#### Recorded data ####
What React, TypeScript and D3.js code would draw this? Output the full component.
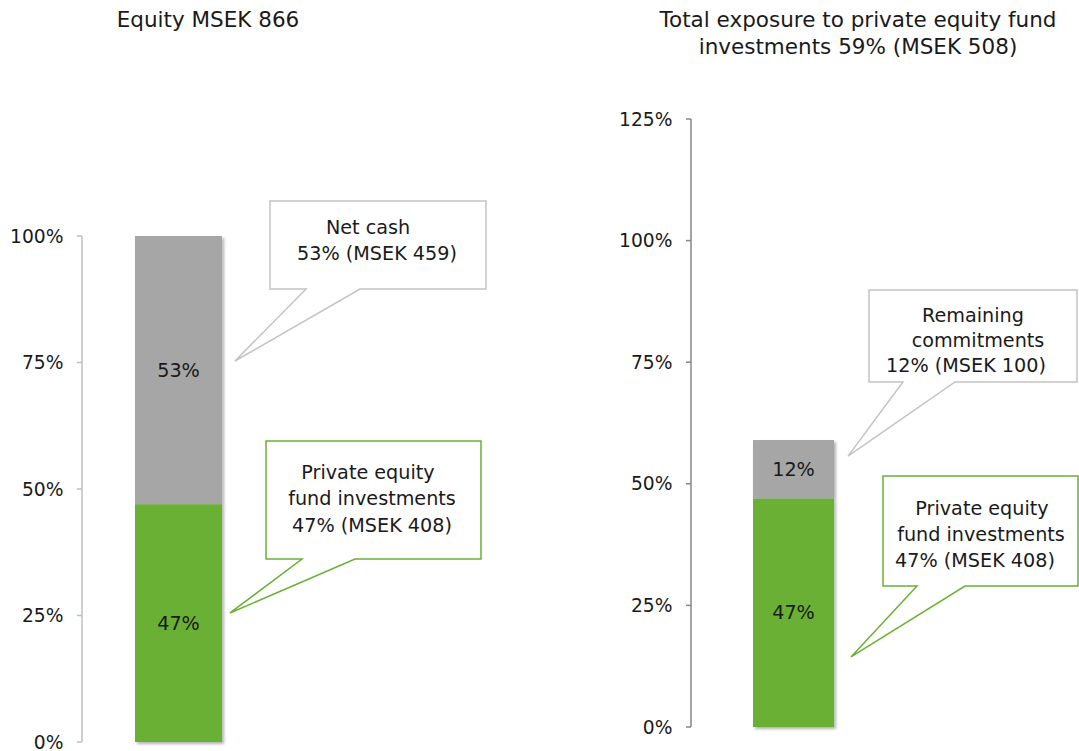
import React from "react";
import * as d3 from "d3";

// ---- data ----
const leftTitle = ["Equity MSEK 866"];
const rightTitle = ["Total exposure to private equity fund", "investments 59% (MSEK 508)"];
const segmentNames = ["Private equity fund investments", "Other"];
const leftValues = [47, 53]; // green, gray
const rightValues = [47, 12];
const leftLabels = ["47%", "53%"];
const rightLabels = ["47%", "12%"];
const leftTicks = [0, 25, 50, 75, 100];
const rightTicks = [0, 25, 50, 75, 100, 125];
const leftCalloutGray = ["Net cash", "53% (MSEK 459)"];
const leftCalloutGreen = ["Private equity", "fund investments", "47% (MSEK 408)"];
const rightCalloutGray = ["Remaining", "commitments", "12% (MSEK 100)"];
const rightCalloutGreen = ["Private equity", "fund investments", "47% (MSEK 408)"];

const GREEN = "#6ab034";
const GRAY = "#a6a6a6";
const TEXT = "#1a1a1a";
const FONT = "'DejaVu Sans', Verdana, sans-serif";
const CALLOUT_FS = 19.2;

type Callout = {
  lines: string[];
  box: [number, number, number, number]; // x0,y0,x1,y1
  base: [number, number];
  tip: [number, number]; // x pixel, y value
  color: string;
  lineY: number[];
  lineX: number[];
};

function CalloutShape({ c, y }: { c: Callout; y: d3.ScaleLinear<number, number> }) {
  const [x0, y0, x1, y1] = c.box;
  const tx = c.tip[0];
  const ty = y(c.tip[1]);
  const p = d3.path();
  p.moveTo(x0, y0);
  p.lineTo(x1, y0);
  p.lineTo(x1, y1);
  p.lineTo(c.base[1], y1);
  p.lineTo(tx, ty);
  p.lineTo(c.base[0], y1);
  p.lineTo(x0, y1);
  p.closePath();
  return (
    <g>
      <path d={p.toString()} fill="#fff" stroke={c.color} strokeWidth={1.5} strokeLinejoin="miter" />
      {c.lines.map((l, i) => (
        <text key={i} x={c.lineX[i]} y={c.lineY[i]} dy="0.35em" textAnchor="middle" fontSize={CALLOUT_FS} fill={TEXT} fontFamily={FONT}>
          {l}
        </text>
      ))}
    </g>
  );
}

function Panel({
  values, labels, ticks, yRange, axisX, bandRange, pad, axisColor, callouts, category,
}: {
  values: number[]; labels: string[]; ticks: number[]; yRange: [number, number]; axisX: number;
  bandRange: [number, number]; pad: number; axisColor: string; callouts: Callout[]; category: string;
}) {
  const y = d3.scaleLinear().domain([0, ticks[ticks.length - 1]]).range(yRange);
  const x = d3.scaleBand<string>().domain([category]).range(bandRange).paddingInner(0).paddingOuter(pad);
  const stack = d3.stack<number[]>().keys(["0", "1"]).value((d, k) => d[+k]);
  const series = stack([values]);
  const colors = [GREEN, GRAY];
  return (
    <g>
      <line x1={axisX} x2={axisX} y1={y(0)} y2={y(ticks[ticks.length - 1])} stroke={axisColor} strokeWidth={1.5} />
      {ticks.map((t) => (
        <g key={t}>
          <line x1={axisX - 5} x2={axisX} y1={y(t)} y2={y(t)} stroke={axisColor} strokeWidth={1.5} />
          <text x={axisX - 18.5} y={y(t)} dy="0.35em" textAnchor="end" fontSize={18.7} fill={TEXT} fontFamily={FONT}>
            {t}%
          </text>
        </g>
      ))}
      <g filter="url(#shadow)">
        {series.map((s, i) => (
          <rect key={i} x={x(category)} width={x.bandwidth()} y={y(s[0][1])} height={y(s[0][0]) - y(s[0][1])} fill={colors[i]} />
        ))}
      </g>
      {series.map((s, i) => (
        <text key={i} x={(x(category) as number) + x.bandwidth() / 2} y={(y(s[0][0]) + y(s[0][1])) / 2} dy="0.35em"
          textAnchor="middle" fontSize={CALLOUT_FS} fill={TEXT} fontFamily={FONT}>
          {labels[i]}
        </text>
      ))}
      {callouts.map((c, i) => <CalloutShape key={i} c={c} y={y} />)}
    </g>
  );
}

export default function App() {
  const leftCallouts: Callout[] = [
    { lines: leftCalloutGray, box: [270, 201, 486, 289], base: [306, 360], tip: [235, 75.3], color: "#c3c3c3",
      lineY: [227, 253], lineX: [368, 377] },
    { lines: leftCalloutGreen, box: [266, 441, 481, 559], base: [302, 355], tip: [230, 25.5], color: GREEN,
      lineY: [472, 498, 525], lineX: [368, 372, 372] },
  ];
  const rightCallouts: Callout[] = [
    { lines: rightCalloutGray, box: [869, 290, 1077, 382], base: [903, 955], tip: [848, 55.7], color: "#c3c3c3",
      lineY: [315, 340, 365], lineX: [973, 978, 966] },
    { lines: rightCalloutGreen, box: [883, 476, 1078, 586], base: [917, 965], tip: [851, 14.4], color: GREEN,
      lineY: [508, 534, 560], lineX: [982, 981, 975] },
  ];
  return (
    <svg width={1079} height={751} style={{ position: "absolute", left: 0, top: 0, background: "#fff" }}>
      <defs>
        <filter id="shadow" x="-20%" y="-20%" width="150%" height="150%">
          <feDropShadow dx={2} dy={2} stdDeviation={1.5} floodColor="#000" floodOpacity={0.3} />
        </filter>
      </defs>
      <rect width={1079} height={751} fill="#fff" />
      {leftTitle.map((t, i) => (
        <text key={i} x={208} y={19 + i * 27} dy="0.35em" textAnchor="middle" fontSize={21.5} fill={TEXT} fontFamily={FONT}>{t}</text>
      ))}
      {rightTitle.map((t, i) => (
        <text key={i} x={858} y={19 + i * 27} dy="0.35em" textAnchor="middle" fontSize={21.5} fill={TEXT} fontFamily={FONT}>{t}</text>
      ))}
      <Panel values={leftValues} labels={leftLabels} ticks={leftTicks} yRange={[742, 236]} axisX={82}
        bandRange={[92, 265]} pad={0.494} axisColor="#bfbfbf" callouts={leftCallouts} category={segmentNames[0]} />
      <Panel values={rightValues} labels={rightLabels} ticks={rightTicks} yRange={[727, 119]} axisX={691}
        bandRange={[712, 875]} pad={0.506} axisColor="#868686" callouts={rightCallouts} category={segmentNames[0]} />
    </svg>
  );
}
####
Problem
Reproduce the data word for word, excluding its pictures.

Expected answer
What React, TypeScript and D3.js code would draw this? Output the full component.
import React from "react";
import * as d3 from "d3";

// ---- data ----
const leftTitle = ["Equity MSEK 866"];
const rightTitle = ["Total exposure to private equity fund", "investments 59% (MSEK 508)"];
const segmentNames = ["Private equity fund investments", "Other"];
const leftValues = [47, 53]; // green, gray
const rightValues = [47, 12];
const leftLabels = ["47%", "53%"];
const rightLabels = ["47%", "12%"];
const leftTicks = [0, 25, 50, 75, 100];
const rightTicks = [0, 25, 50, 75, 100, 125];
const leftCalloutGray = ["Net cash", "53% (MSEK 459)"];
const leftCalloutGreen = ["Private equity", "fund investments", "47% (MSEK 408)"];
const rightCalloutGray = ["Remaining", "commitments", "12% (MSEK 100)"];
const rightCalloutGreen = ["Private equity", "fund investments", "47% (MSEK 408)"];

const GREEN = "#6ab034";
const GRAY = "#a6a6a6";
const TEXT = "#1a1a1a";
const FONT = "'DejaVu Sans', Verdana, sans-serif";
const CALLOUT_FS = 19.2;

type Callout = {
  lines: string[];
  box: [number, number, number, number]; // x0,y0,x1,y1
  base: [number, number];
  tip: [number, number]; // x pixel, y value
  color: string;
  lineY: number[];
  lineX: number[];
};

function CalloutShape({ c, y }: { c: Callout; y: d3.ScaleLinear<number, number> }) {
  const [x0, y0, x1, y1] = c.box;
  const tx = c.tip[0];
  const ty = y(c.tip[1]);
  const p = d3.path();
  p.moveTo(x0, y0);
  p.lineTo(x1, y0);
  p.lineTo(x1, y1);
  p.lineTo(c.base[1], y1);
  p.lineTo(tx, ty);
  p.lineTo(c.base[0], y1);
  p.lineTo(x0, y1);
  p.closePath();
  return (
    <g>
      <path d={p.toString()} fill="#fff" stroke={c.color} strokeWidth={1.5} strokeLinejoin="miter" />
      {c.lines.map((l, i) => (
        <text key={i} x={c.lineX[i]} y={c.lineY[i]} dy="0.35em" textAnchor="middle" fontSize={CALLOUT_FS} fill={TEXT} fontFamily={FONT}>
          {l}
        </text>
      ))}
    </g>
  );
}

function Panel({
  values, labels, ticks, yRange, axisX, bandRange, pad, axisColor, callouts, category,
}: {
  values: number[]; labels: string[]; ticks: number[]; yRange: [number, number]; axisX: number;
  bandRange: [number, number]; pad: number; axisColor: string; callouts: Callout[]; category: string;
}) {
  const y = d3.scaleLinear().domain([0, ticks[ticks.length - 1]]).range(yRange);
  const x = d3.scaleBand<string>().domain([category]).range(bandRange).paddingInner(0).paddingOuter(pad);
  const stack = d3.stack<number[]>().keys(["0", "1"]).value((d, k) => d[+k]);
  const series = stack([values]);
  const colors = [GREEN, GRAY];
  return (
    <g>
      <line x1={axisX} x2={axisX} y1={y(0)} y2={y(ticks[ticks.length - 1])} stroke={axisColor} strokeWidth={1.5} />
      {ticks.map((t) => (
        <g key={t}>
          <line x1={axisX - 5} x2={axisX} y1={y(t)} y2={y(t)} stroke={axisColor} strokeWidth={1.5} />
          <text x={axisX - 18.5} y={y(t)} dy="0.35em" textAnchor="end" fontSize={18.7} fill={TEXT} fontFamily={FONT}>
            {t}%
          </text>
        </g>
      ))}
      <g filter="url(#shadow)">
        {series.map((s, i) => (
          <rect key={i} x={x(category)} width={x.bandwidth()} y={y(s[0][1])} height={y(s[0][0]) - y(s[0][1])} fill={colors[i]} />
        ))}
      </g>
      {series.map((s, i) => (
        <text key={i} x={(x(category) as number) + x.bandwidth() / 2} y={(y(s[0][0]) + y(s[0][1])) / 2} dy="0.35em"
          textAnchor="middle" fontSize={CALLOUT_FS} fill={TEXT} fontFamily={FONT}>
          {labels[i]}
        </text>
      ))}
      {callouts.map((c, i) => <CalloutShape key={i} c={c} y={y} />)}
    </g>
  );
}

export default function App() {
  const leftCallouts: Callout[] = [
    { lines: leftCalloutGray, box: [270, 201, 486, 289], base: [306, 360], tip: [235, 75.3], color: "#c3c3c3",
      lineY: [227, 253], lineX: [368, 377] },
    { lines: leftCalloutGreen, box: [266, 441, 481, 559], base: [302, 355], tip: [230, 25.5], color: GREEN,
      lineY: [472, 498, 525], lineX: [368, 372, 372] },
  ];
  const rightCallouts: Callout[] = [
    { lines: rightCalloutGray, box: [869, 290, 1077, 382], base: [903, 955], tip: [848, 55.7], color: "#c3c3c3",
      lineY: [315, 340, 365], lineX: [973, 978, 966] },
    { lines: rightCalloutGreen, box: [883, 476, 1078, 586], base: [917, 965], tip: [851, 14.4], color: GREEN,
      lineY: [508, 534, 560], lineX: [982, 981, 975] },
  ];
  return (
    <svg width={1079} height={751} style={{ position: "absolute", left: 0, top: 0, background: "#fff" }}>
      <defs>
        <filter id="shadow" x="-20%" y="-20%" width="150%" height="150%">
          <feDropShadow dx={2} dy={2} stdDeviation={1.5} floodColor="#000" floodOpacity={0.3} />
        </filter>
      </defs>
      <rect width={1079} height={751} fill="#fff" />
      {leftTitle.map((t, i) => (
        <text key={i} x={208} y={19 + i * 27} dy="0.35em" textAnchor="middle" fontSize={21.5} fill={TEXT} fontFamily={FONT}>{t}</text>
      ))}
      {rightTitle.map((t, i) => (
        <text key={i} x={858} y={19 + i * 27} dy="0.35em" textAnchor="middle" fontSize={21.5} fill={TEXT} fontFamily={FONT}>{t}</text>
      ))}
      <Panel values={leftValues} labels={leftLabels} ticks={leftTicks} yRange={[742, 236]} axisX={82}
        bandRange={[92, 265]} pad={0.494} axisColor="#bfbfbf" callouts={leftCallouts} category={segmentNames[0]} />
      <Panel values={rightValues} labels={rightLabels} ticks={rightTicks} yRange={[727, 119]} axisX={691}
        bandRange={[712, 875]} pad={0.506} axisColor="#868686" callouts={rightCallouts} category={segmentNames[0]} />
    </svg>
  );
}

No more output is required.